Yummy, Pinot Noir! And Pinot Noir that’s not been farted around with in way that makes it a crap soulless wine for the utterly dreary international middle class who seem to think that all red wine should be purple in hue, painful in booze content and piss-boring to anyone but that miasma of ill-educated, crass, sartorially-challenged understrappers. The BASTARDS. No, this has pure Pinot fruit that is lithe with bright vigour.
There is sweetness to the fruit on the nose, but it doesn’t come from excessive alcohol. It’s the pure ripe joy of the perfectly-ripe fruit I’m smelling here and ROAR!!!! I love it!! Well-tended grapes, picked at a sensible potential alcohol and vinified in a clean, pragmatic, uncomplicated manner. Yeah, that’s what I like my drinking Pinot Noir to smell like!
The palate has great acidity to match the abundant, juicy fruit and that makes it a lively little number to drink.
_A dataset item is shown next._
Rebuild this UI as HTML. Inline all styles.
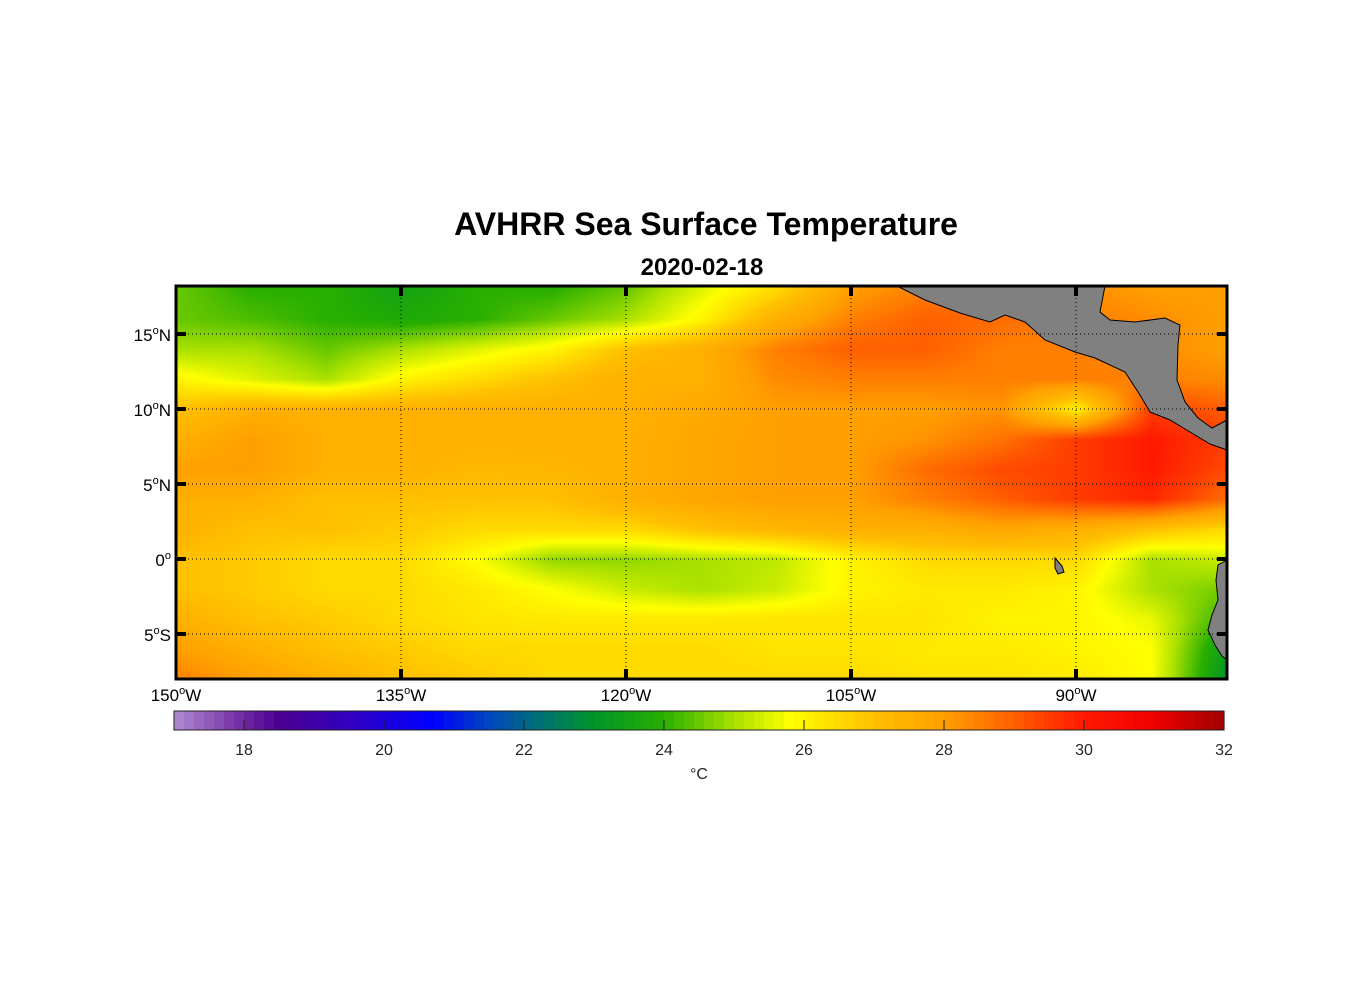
<!DOCTYPE html>
<html><head><meta charset="utf-8"><style>
html,body{margin:0;padding:0;background:#fff;width:1356px;height:1000px;overflow:hidden;font-family:"Liberation Sans",Arial,sans-serif}
#wrap{position:relative;width:1356px;height:1000px}
canvas{position:absolute}
svg{position:absolute;left:0;top:0}
</style></head><body>
<div id="wrap">
<canvas id="map" width="1051" height="393" style="left:176px;top:286px"></canvas>
<svg id="ov" width="1356" height="1000"></svg>
</div>
<script>
const lons=[150,145,140,135,130,125,120,115,110,105,100,95,90,85,80];
const lats=[18,16,14,12,10,8,6,4,2,0,-2,-4,-6,-8];
const sst=[
[24.5,24,24,23.5,24,24,24.5,25.5,26.5,28,28.5,28.5,28.3,28,28],
[24.5,24.3,24,23.8,24,24.5,25,26,27.5,28.5,29,28.8,28.5,28.3,28],
[25,25,24.5,25,25.5,26,27,27.5,28.5,29,29,28.5,28.5,28.3,28],
[26,25.5,25,26,26.5,27,27.5,27.5,28.3,28.5,28.5,28.5,28.5,28.5,28.3],
[27,27.5,27.5,27.5,27.5,27.5,27.5,27.7,28,28,28,28.2,26,29.5,29],
[27.5,28,27.5,27.5,27.5,27.5,27.5,27.8,28,28,28.2,28.7,29.5,30,29.5],
[28,28,27.5,27.5,27.2,27.3,27.5,27.8,28,28,28.8,29.3,29.5,30,29.3],
[27.5,27.5,27,27,27,27,27.5,27.8,28,28,28.5,29,29.5,29.8,28.8],
[27.5,27,27,26.8,26.5,26.5,26.5,27,27.3,27.5,27.5,27.8,27.5,27,26.5],
[27,26.8,26.5,26.5,25.8,24.8,24.8,25,25.2,26,26.5,26.5,26.5,25,25.3],
[27,26.8,26.5,26.5,26.2,25.8,25.3,25,25.3,26,26.2,26.2,26,25,24.6],
[27.5,27,26.8,26.5,26.3,26.2,26.2,26.2,26.3,26.3,26.3,26,26,25.6,24],
[28,27.5,27,26.8,26.5,26.5,26.5,26.5,26.3,26.3,26.2,26.2,26,25.8,23.3],
[28.5,28,27.5,27,26.8,26.5,26.5,26.5,26.5,26.5,26.3,26.3,26.2,25.8,23]];
const xTicks=[150,135,120,105,90];
const yTicks=[15,10,5,0,-5];
const cbTicks=[18,20,22,24,26,28,30,32];
const cmin=17,cmax=32;
const stops=[[17,[178,140,210]],[18,[110,40,160]],[18.5,[75,0,145]],[19.5,[50,0,190]],[20.7,[0,0,255]],[21.5,[0,70,190]],[22.2,[0,110,120]],[23,[0,150,40]],[24,[40,175,0]],[25,[170,225,0]],[25.8,[255,255,0]],[27,[255,192,0]],[28,[255,160,0]],[29,[255,95,0]],[30,[255,25,0]],[31,[240,0,0]],[32,[160,0,0]]];
function cmap(v){if(v<=stops[0][0])return stops[0][1];for(let i=1;i<stops.length;i++){if(v<=stops[i][0]){const a=stops[i-1],b=stops[i],t=(v-a[0])/(b[0]-a[0]);return a[1].map((c,k)=>Math.round(c+(b[1][k]-c)*t));}}return stops[stops.length-1][1];}
const X0=176,X1=1227,Y0=286,Y1=679;
const xs=lon=>176+(150-lon)*15;
const ys=lat=>559-lat*15;
const cbx=v=>174+(v-cmin)*70;
const cv=document.getElementById('map'),ctx=cv.getContext('2d');
const img=ctx.createImageData(1051,393);
for(let py=0;py<393;py++){const lat=(559-(py+286))/15;let fy=(18-lat)/2;fy=Math.max(0,Math.min(lats.length-1.0001,fy));const r=Math.floor(fy),ty=fy-r;
for(let px=0;px<1051;px++){const lon=150-(px)/15;let fx=(150-lon)/5;fx=Math.max(0,Math.min(lons.length-1.0001,fx));const c=Math.floor(fx),tx=fx-c;
const v=sst[r][c]*(1-tx)*(1-ty)+sst[r][c+1]*tx*(1-ty)+sst[r+1][c]*(1-tx)*ty+sst[r+1][c+1]*tx*ty;
const col=cmap(v),i=(py*1051+px)*4;img.data[i]=col[0];img.data[i+1]=col[1];img.data[i+2]=col[2];img.data[i+3]=255;}}
ctx.putImageData(img,0,0);
const NS='http://www.w3.org/2000/svg',svg=document.getElementById('ov');
function el(t,a,txt){const e=document.createElementNS(NS,t);for(const k in a)e.setAttribute(k,a[k]);if(txt!==undefined)e.innerHTML=txt;svg.appendChild(e);return e;}
let e;
e=el('polygon',{points:'897,286 925,300 960,313 990,322 1005,315 1025,322 1045,340 1075,352 1095,358 1125,372 1140,395 1150,412 1170,420 1190,432 1210,444 1227,450 1227,420 1212,428 1198,418 1185,402 1177,380 1178,345 1180,325 1165,318 1135,322 1110,320 1100,312 1105,286',fill:'#808080',stroke:'#000','stroke-width':1});

e=el('polygon',{points:'1227,560 1218,565 1216,580 1218,600 1212,615 1208,630 1215,645 1222,656 1227,660',fill:'#808080',stroke:'#000','stroke-width':1});

e=el('polygon',{points:'1055,558 1062,566 1064,572 1058,574 1055,568',fill:'#808080',stroke:'#000','stroke-width':1});

xTicks.forEach(l=>{const x=xs(l);
if(l<150){e=el('line',{x1:x,y1:Y0,x2:x,y2:Y1,stroke:'#000','stroke-width':1,'stroke-dasharray':'1,3'});
el('line',{x1:x,y1:Y0,x2:x,y2:Y0+10,stroke:'#000','stroke-width':4});el('line',{x1:x,y1:Y1,x2:x,y2:Y1-10,stroke:'#000','stroke-width':4});}
e=el('text',{x:x,y:701,'text-anchor':'middle','font-size':17,fill:'#000'},l+'<tspan dy="-7" font-size="11">o</tspan><tspan dy="7">W</tspan>');
});
yTicks.forEach(l=>{const y=ys(l);
e=el('line',{x1:X0,y1:y,x2:X1,y2:y,stroke:'#000','stroke-width':1,'stroke-dasharray':'1,3'});
el('line',{x1:X0,y1:y,x2:X0+10,y2:y,stroke:'#000','stroke-width':4});el('line',{x1:X1,y1:y,x2:X1-10,y2:y,stroke:'#000','stroke-width':4});
const h=l>0?'N':(l<0?'S':'');
e=el('text',{x:171,y:y+7,'text-anchor':'end','font-size':17,fill:'#000'},Math.abs(l)+'<tspan dy="-7" font-size="11">o</tspan><tspan dy="7">'+h+'</tspan>');
});
e=el('rect',{x:X0,y:Y0,width:X1-X0,height:Y1-Y0,fill:'none',stroke:'#000','stroke-width':3});

e=el('text',{x:706,y:235,'text-anchor':'middle','font-size':32,'font-weight':'bold',fill:'#000'},'AVHRR Sea Surface Temperature');

e=el('text',{x:702,y:275,'text-anchor':'middle','font-size':24,'font-weight':'bold',fill:'#000'},'2020-02-18');

const nseg=105;
for(let i=0;i<nseg;i++){const v0=cmin+(cmax-cmin)*i/nseg,v1=cmin+(cmax-cmin)*(i+1)/nseg;const c=cmap((v0+v1)/2);
e=el('rect',{x:cbx(v0),y:711,width:cbx(v1)-cbx(v0)+0.6,height:19,fill:'rgb('+c.join(',')+')'});
}
e=el('rect',{x:174,y:711,width:1050,height:19,fill:'none',stroke:'#222','stroke-width':1});

cbTicks.forEach(v=>{const x=cbx(v);el('line',{x1:x,y1:730,x2:x,y2:720,stroke:'#222','stroke-width':1});
e=el('text',{x:x,y:755,'text-anchor':'middle','font-size':16,fill:'#262626'},v);
});
e=el('text',{x:699,y:779,'text-anchor':'middle','font-size':16,fill:'#262626'},'°C');

</script>
</body></html>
Indeed, it has much the same acid/ripe fruit balance that the 2010 Burgundies show. This is a good thing!
There has been no excess of new oak used, in fact I cannot detect any at all. This delivers a distinctly sprightly mouthful of fulsome fruit flesh and those totally winsome flavours persist for a long time. A surprisingly long time, to be honest, considering that it’s more dashed delicious than dealing detailed dimensionality.
When you can do totally tasty with such effortless ease, you can decide you’ve done your duty diligently. I’m having a hoot drinking this. Even The Editor has agreed that, despite me opening an Austrian wine, the strap can stay on its hook and if it remains there after our final container is consumed we will all be happy! Hooray!
This wine came from Clark Foyster Wines.